**Dataset rows**
□ □ □ □

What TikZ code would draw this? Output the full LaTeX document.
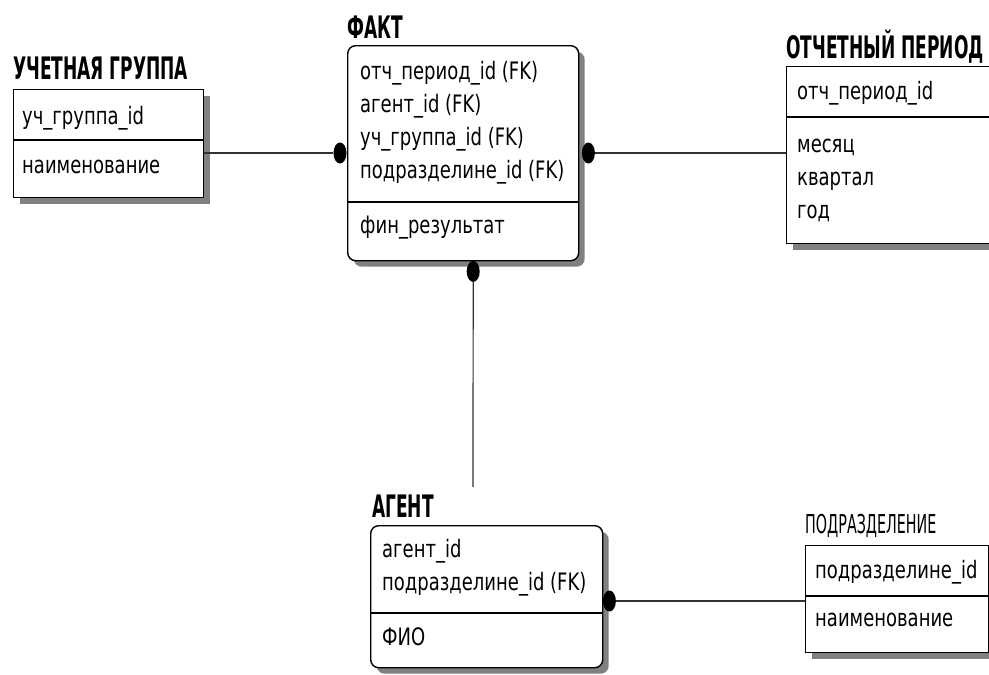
\documentclass[tikz,border=0pt]{standalone}
\usepackage{fontspec}
\newfontfamily\erfont[FakeStretch=0.75]{DejaVu Sans}
\newfontfamily\ertitle[FakeStretch=0.55]{DejaVu Sans}
\usetikzlibrary{shapes.geometric,shadows,positioning}
\tikzset{
  ent/.style   = {rectangle, draw=black, fill=white, line width=1.4pt, anchor=north west,
                  inner sep=0pt,
                  drop shadow={shadow xshift=6pt, shadow yshift=-6pt, fill=black!50, opacity=1}},
  dep/.style   = {ent, rounded corners=8pt},
  ttl/.style   = {anchor=base west, inner sep=0pt,
                  font=\ertitle\bfseries\fontsize{31pt}{31pt}\selectfont},
  ttlsm/.style = {ttl, font=\ertitle\fontsize{26pt}{26pt}\selectfont},
  attr/.style  = {anchor=base west, inner sep=0pt, font=\erfont\fontsize{24pt}{24pt}\selectfont},
  sep/.style   = {line width=1.2pt, draw=black},
  rel/.style   = {line width=1.2pt, draw=black!80},
  dot/.style   = {ellipse, fill=black, inner sep=0pt, minimum width=13pt, minimum height=21pt},
}
\begin{document}
\begin{tikzpicture}[x=1pt, y=-1pt]
  \useasboundingbox[fill=white] (0,0) rectangle (989,675);
  \clip (0,0) rectangle (989,675);

  % entities
  \node[ent, minimum width=190pt, minimum height=108pt] (grp) at (13,89) {};
  \node[dep, minimum width=231pt, minimum height=215pt] (fact) at (347,45) {};
  \node[ent, minimum width=260pt, minimum height=177pt] (per) at (786,66) {};
  \node[dep, minimum width=232pt, minimum height=142pt] (agent) at (370,525) {};
  \node[ent, minimum width=183pt, minimum height=107pt] (dept) at (805,545) {};

  % titles
  \node[ttl, yshift=10pt] (grpt) at (grp.north west) {УЧЕТНАЯ ГРУППА};
  \node[ttl, yshift=7pt] (factt) at (fact.north west) {ФАКТ};
  \node[ttl, yshift=8pt] (pert) at (per.north west) {ОТЧЕТНЫЙ ПЕРИОД};
  \node[ttl, xshift=2pt, yshift=8pt] (agentt) at (agent.north west) {АГЕНТ};
  \node[ttlsm, yshift=12pt] (deptt) at (dept.north west) {ПОДРАЗДЕЛЕНИЕ};

  % учетная группа
  \node[attr] (grp1) at ([xshift=9pt, yshift=-35pt]grp.north west) {уч\_группа\_id};
  \draw[sep] ([yshift=-51pt]grp.north west) -- ([yshift=-51pt]grp.north east);
  \node[attr] (grp2) at ([xshift=9pt, yshift=-84pt]grp.north west) {наименование};

  % факт
  \node[attr] (fact1) at ([xshift=13pt, yshift=-34pt]fact.north west) {отч\_период\_id (FK)};
  \node[attr] (fact2) at ([yshift=-33pt]fact1.base west) {агент\_id (FK)};
  \node[attr] (fact3) at ([yshift=-33pt]fact2.base west) {уч\_группа\_id (FK)};
  \node[attr] (fact4) at ([yshift=-33pt]fact3.base west) {подразделине\_id (FK)};
  \draw[sep] ([yshift=-157pt]fact.north west) -- ([yshift=-157pt]fact.north east);
  \node[attr] (fact5) at ([xshift=13pt, yshift=-188pt]fact.north west) {фин\_результат};

  % отчетный период
  \node[attr] (per1) at ([xshift=11pt, yshift=-33pt]per.north west) {отч\_период\_id};
  \draw[sep] ([yshift=-51pt]per.north west) -- ([yshift=-51pt]per.north east);
  \node[attr] (per2) at ([xshift=11pt, yshift=-86pt]per.north west) {месяц};
  \node[attr] (per3) at ([yshift=-33pt]per2.base west) {квартал};
  \node[attr] (per4) at ([yshift=-33pt]per3.base west) {год};

  % агент
  \node[attr] (agent1) at ([xshift=12pt, yshift=-32pt]agent.north west) {агент\_id};
  \node[attr] (agent2) at ([yshift=-33pt]agent1.base west) {подразделине\_id (FK)};
  \draw[sep] ([yshift=-88pt]agent.north west) -- ([yshift=-88pt]agent.north east);
  \node[attr] (agent3) at ([xshift=12pt, yshift=-120pt]agent.north west) {ФИО};

  % подразделение
  \node[attr] (dept1) at ([xshift=10pt, yshift=-33pt]dept.north west) {подразделине\_id};
  \draw[sep] ([yshift=-51pt]dept.north west) -- ([yshift=-51pt]dept.north east);
  \node[attr] (dept2) at ([xshift=10pt, yshift=-81pt]dept.north west) {наименование};

  % relationships
  \node[dot] (d1) at ([xshift=-7pt, yshift=-108pt]fact.north west) {};
  \node[dot] (d2) at ([xshift=9pt, yshift=-108pt]fact.north east) {};
  \node[dot] (d3) at ([xshift=10pt, yshift=-10pt]fact.south) {};
  \node[dot] (d4) at ([xshift=6pt, yshift=-76pt]agent.north east) {};
  \coordinate (agtop) at (473,487);

  \draw[rel] (grp.east |- d1) -- (d1);
  \draw[rel] (d2) -- (per.west |- d2);
  \draw[rel] (d3) -- (agtop);
  \draw[rel] (d4) -- (dept.west |- d4);
\end{tikzpicture}
\end{document}
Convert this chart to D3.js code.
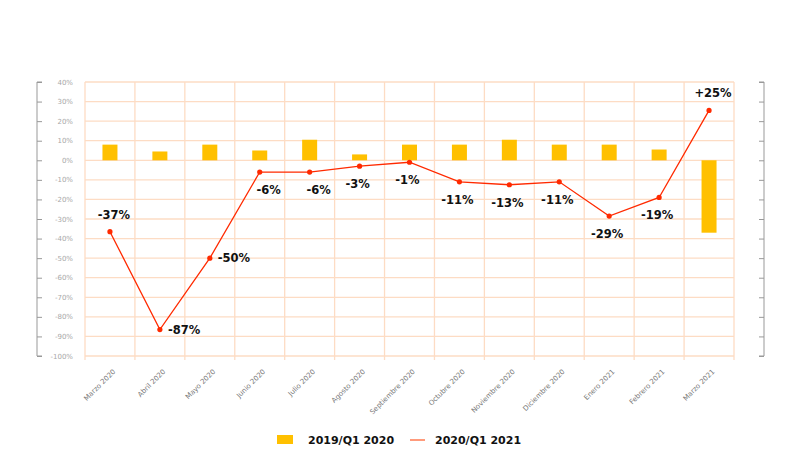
<!DOCTYPE html>
<html>
<head>
<meta charset="utf-8">
<script src="https://cdn.jsdelivr.net/npm/d3@7"></script>
<style>
  body{margin:0;background:#fff}
  .grid line{stroke:#fddcc4;stroke-width:1.3}
  .ylab{font-family:"DejaVu Sans",sans-serif;font-size:7px;fill:#a8a8a8}
  .xlab{font-family:"DejaVu Sans",sans-serif;font-size:7px;fill:#777}
  .val{font-family:"DejaVu Sans",sans-serif;font-weight:bold;font-size:11.5px;fill:#111}
  .leg{font-family:"DejaVu Sans",sans-serif;font-weight:bold;font-size:11px;fill:#111}
</style>
</head>
<body>
<div id="chart"></div>
<script>
'use strict'
const months = ["Marzo 2020","Abril 2020","Mayo 2020","Junio 2020","Julio 2020","Agosto 2020","Septiembre 2020","Octubre 2020","Noviembre 2020","Diciembre 2020","Enero 2021","Febrero 2021","Marzo 2021"]
const bars2019 = [8, 4.5, 8, 5, 10.5, 3, 8, 8, 10.5, 8, 8, 5.5, -37]
const line2020 = [-36.5, -86.5, -50, -6, -6, -3, -1, -11, -12.5, -11, -28.5, -19, 25.5]
const lineLabels = ["-37%","-87%","-50%","-6%","-6%","-3%","-1%","-11%","-13%","-11%","-29%","-19%","+25%"]
const labelSide = ["above","right","right","belowright","belowright","below","below","below","below","below","below","below","above"]
const yTicks = d3.range(-100, 41, 10)
const legendNames = ["2019/Q1 2020","2020/Q1 2021"]

const width = 800, height = 468
const plot = {left:85, right:734, top:82, bottom:356}
const barColor = "#ffc000", lineColor = "#ff2a00"

const svg = d3.select("#chart").append("svg")
  .attr("width", width).attr("height", height)

const x = d3.scaleBand().domain(months).range([plot.left, plot.right])
const y = d3.scaleLinear().domain([-100, 40]).range([plot.bottom, plot.top])
const cx = d => x(d) + x.bandwidth()/2

// grid
const grid = svg.append("g").attr("class","grid")
grid.selectAll(".h").data(yTicks).enter().append("line")
  .attr("x1", plot.left).attr("x2", plot.right)
  .attr("y1", d => y(d)).attr("y2", d => y(d))
const vx = months.map(m => x(m)).concat([plot.right])
grid.selectAll(".v").data(vx).enter().append("line")
  .attr("x1", d => d).attr("x2", d => d)
  .attr("y1", plot.top).attr("y2", plot.bottom + 4)

// side axes
const fmt = d => d + "%"
const leftAxis = svg.append("g").attr("transform", "translate(37,0)")
  .call(d3.axisRight(y).tickValues(yTicks).tickSize(5).tickFormat(""))
leftAxis.select(".domain").attr("stroke","#999").attr("d", `M5,${plot.top}H0V${plot.bottom}H5`)
leftAxis.selectAll(".tick line").attr("stroke","#999")
const rightAxis = svg.append("g").attr("transform", "translate(764,0)")
  .call(d3.axisLeft(y).tickValues(yTicks).tickSize(5).tickFormat(""))
rightAxis.select(".domain").attr("stroke","#999").attr("d", `M-5,${plot.top}H0V${plot.bottom}H-5`)
rightAxis.selectAll(".tick line").attr("stroke","#999")

svg.selectAll(".ylab").data(yTicks).enter().append("text")
  .attr("class","ylab")
  .attr("x", 73).attr("y", d => y(d) + 2.5)
  .attr("text-anchor","end")
  .text(fmt)

// x labels
svg.selectAll(".xlab").data(months).enter().append("text")
  .attr("class","xlab")
  .attr("text-anchor","end")
  .attr("transform", d => `translate(${cx(d) + 6},${plot.bottom + 16}) rotate(-45)`)
  .text(d => d)

// bars
const bw = 15
svg.selectAll(".bar").data(bars2019).enter().append("rect")
  .attr("fill", barColor)
  .attr("x", (d, i) => cx(months[i]) - bw/2)
  .attr("width", bw)
  .attr("y", d => y(Math.max(0, d)))
  .attr("height", d => Math.abs(y(d) - y(0)))

// line
const line = d3.line().x((d, i) => cx(months[i])).y(d => y(d))
svg.append("path").datum(line2020)
  .attr("fill","none").attr("stroke", lineColor).attr("stroke-width", 1.3)
  .attr("d", line)
svg.selectAll(".dot").data(line2020).enter().append("circle")
  .attr("fill", lineColor)
  .attr("cx", (d, i) => cx(months[i])).attr("cy", d => y(d)).attr("r", 2.6)

// value labels
const dxFor = s => s === "right" ? 8 : s === "belowright" ? 9 : s === "below" ? -2 : 4
const dyFor = s => s === "above" ? -13 : s === "right" ? 4 : 22
svg.selectAll(".val").data(line2020).enter().append("text")
  .attr("class","val")
  .attr("text-anchor", (d, i) => labelSide[i] === "right" ? "start" : "middle")
  .attr("x", (d, i) => cx(months[i]) + dxFor(labelSide[i]))
  .attr("y", (d, i) => y(d) + dyFor(labelSide[i]))
  .text((d, i) => lineLabels[i])

// legend
const leg = svg.append("g")
leg.append("rect").attr("x", 277).attr("y", 435).attr("width", 16).attr("height", 9).attr("fill", barColor)
leg.append("text").attr("class","leg").attr("x", 308).attr("y", 444).text(legendNames[0])
leg.append("line").attr("x1", 410).attr("x2", 425).attr("y1", 440).attr("y2", 440)
  .attr("stroke", "#ff7a50").attr("stroke-width", 1.5)
leg.append("text").attr("class","leg").attr("x", 435).attr("y", 444).text(legendNames[1])
</script>
</body>
</html>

□ □ □ □

**Direction**
Using the listing, collect all lines in which the string "code" is found.

**Complete answer**
What TikZ code would draw this? Output the full LaTeX document.
Convert this chart to D3.js code.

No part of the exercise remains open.